Under what conditions can Bonchon terminate a franchise agreement before its expiration?
Bonchon Franchise · 2025 FDDAnswer from 2025 FDD Document
Any default or breach by Licensee (or any of its affiliates) of any other agreement between Licensor, or its parent or the subsidiary, affiliate or designee of either entity (collectively, Licensor's "Affiliates") and Licensee (or any of its affiliates) will be deemed a default under this Agreement, and any default or breach of this Agreement by Licensee (or any of its affiliates) will be deemed a default or breach under any and all other agreements between Licensor (or any of its Affiliates) and Licensee (or any of its affiliates). If the nature of such default under any other agreement would have permitted Licensor to terminate this Agreement if default had occurred under this Agreement, then Licensor (or its Affiliates) will have the right to terminate all the other agreements between Licensor (or any of its Affiliates) and Licensee (or any of its affiliates) in the same manner provided for in this Agreement for termination of this Agreement.

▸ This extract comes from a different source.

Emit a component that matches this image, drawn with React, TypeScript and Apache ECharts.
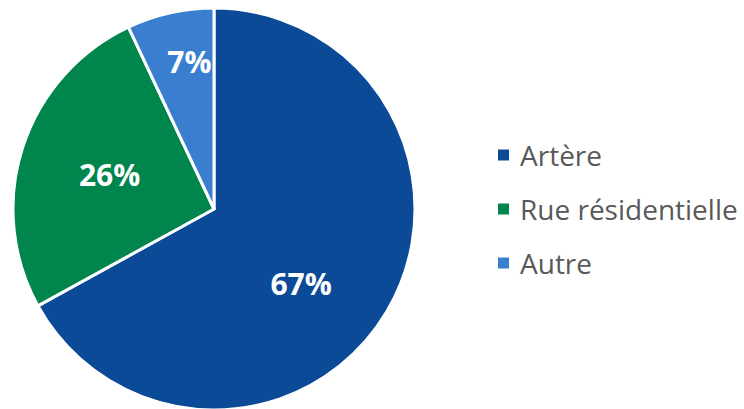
import React, { useEffect, useRef } from "react";
import * as echarts from "echarts";

const categories = ["Artère", "Rue résidentielle", "Autre"];
const values = [67, 26, 7];
const colors = ["#0A4A97", "#00854D", "#3A7ECF"];
const labelOffsets = [[-2, 22], [-6, -3], [-2, -46]];

export default function App() {
  const ref = useRef<HTMLDivElement>(null);
  useEffect(() => {
    const chart = echarts.init(ref.current!, undefined, { renderer: "svg" });
    chart.setOption({
      animation: false,
      legend: {
        orient: "vertical",
        left: 496,
        top: 141,
        padding: 0,
        itemWidth: 13,
        itemHeight: 13,
        itemGap: 26,
        icon: "rect",
        textStyle: {
          fontSize: 28,
          lineHeight: 28,
          color: "#595959",
          fontFamily: "Open Sans",
          padding: [0, 0, 0, 5],
        },
        data: categories,
      },
      series: [
        {
          type: "pie",
          center: [214, 209],
          radius: 201,
          startAngle: 90,
          clockwise: true,
          itemStyle: { borderColor: "#fff", borderWidth: 3 },
          label: {
            show: true,
            position: "inside",
            formatter: "{c}%",
            color: "#fff",
            fontSize: 30,
            fontWeight: "bold",
            fontFamily: "Open Sans",
          },
          labelLine: { show: false },
          emphasis: { disabled: true },
          data: categories.map((n, i) => ({
            name: n,
            value: values[i],
            itemStyle: { color: colors[i] },
            label: { offset: labelOffsets[i] },
          })),
        },
      ],
    });
    return () => chart.dispose();
  }, []);
  return <div ref={ref} style={{ width: 744, height: 409, position: "absolute", left: 0, top: 0 }} />;
}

If any valid, applicable law or regulation of a competent governmental authority with jurisdiction over this Agreement or the parties to this Agreement limits our rights of termination under this Agreement or requires longer notice or cure periods than those set forth above, then this Agreement will be considered modified to conform to the minimum notice, cure periods or restrictions upon termination required by the laws and regulations. We will not, however, be precluded from contesting the validity, enforceability or application of the laws or regulations in any action, proceeding, hearing or dispute relating to this Agreement or the termination of this Agreement.
Upon any termination of this Agreement by us for cause, we will have the right immediately to enter and take possession of your Bonchon Restaurant to maintain continuous operation of the previously franchised business, provide for orderly change of management and disposition of personal property, and otherwise protect our interests.
If you dispute the validity of our termination of the franchise, we will nevertheless have the option (which you irrevocably grant) to operate the business pending the final, unappealed determination of the dispute by a court of competent jurisdiction.
If a court of competent jurisdiction makes a final, unappealed determination that the termination was not valid, we agree to make a full and complete accounting for the period during which we operated the previously franchised business.
Discontinue the use of the Proprietary Marks, and not operate or do business under any name or in any manner which might tend to give the general public the impression that you are operating a Bonchon Business, a Bonchon Restaurant or any similar business.
Take all necessary action to cancel any assumed name or equivalent registration which contains the Proprietary Mark "Bonchon", or any other Proprietary Mark of ours, or any variant, within fifteen days following termination or expiration of this Agreement.
Source: Item 23 — RECEIPTS (FDD pages 92–536)
What This Means (2025 FDD)
According to Bonchon's 2025 Franchise Disclosure Document, Bonchon can terminate the franchise agreement early if the franchisee (or any of its affiliates) defaults or breaches any agreement between the franchisee and Bonchon (or its affiliates). This is known as a cross-default provision. If the nature of the default under the other agreement would have allowed Bonchon to terminate the Franchise Agreement, Bonchon has the right to terminate all other agreements between them.
Additionally, if any applicable law or regulation limits Bonchon's termination rights or requires longer notice or cure periods than those outlined in the agreement, the agreement will be modified to comply with those minimum requirements. However, Bonchon retains the right to contest the validity, enforceability, or application of such laws or regulations.
Upon termination of the agreement, Bonchon has the right to enter and take possession of the Bonchon Restaurant if the termination is for cause. This allows Bonchon to maintain continuous operation of the business, manage the transition, and protect its interests. If the franchisee disputes the termination's validity, Bonchon still has the option to operate the business pending a final court decision. If the court determines the termination was invalid, Bonchon must provide a full accounting for the period it operated the business. Furthermore, the franchisee is obligated to discontinue using Bonchon's Proprietary Marks and must take action to cancel any assumed name registrations containing "Bonchon" within fifteen days following termination or expiration of the agreement.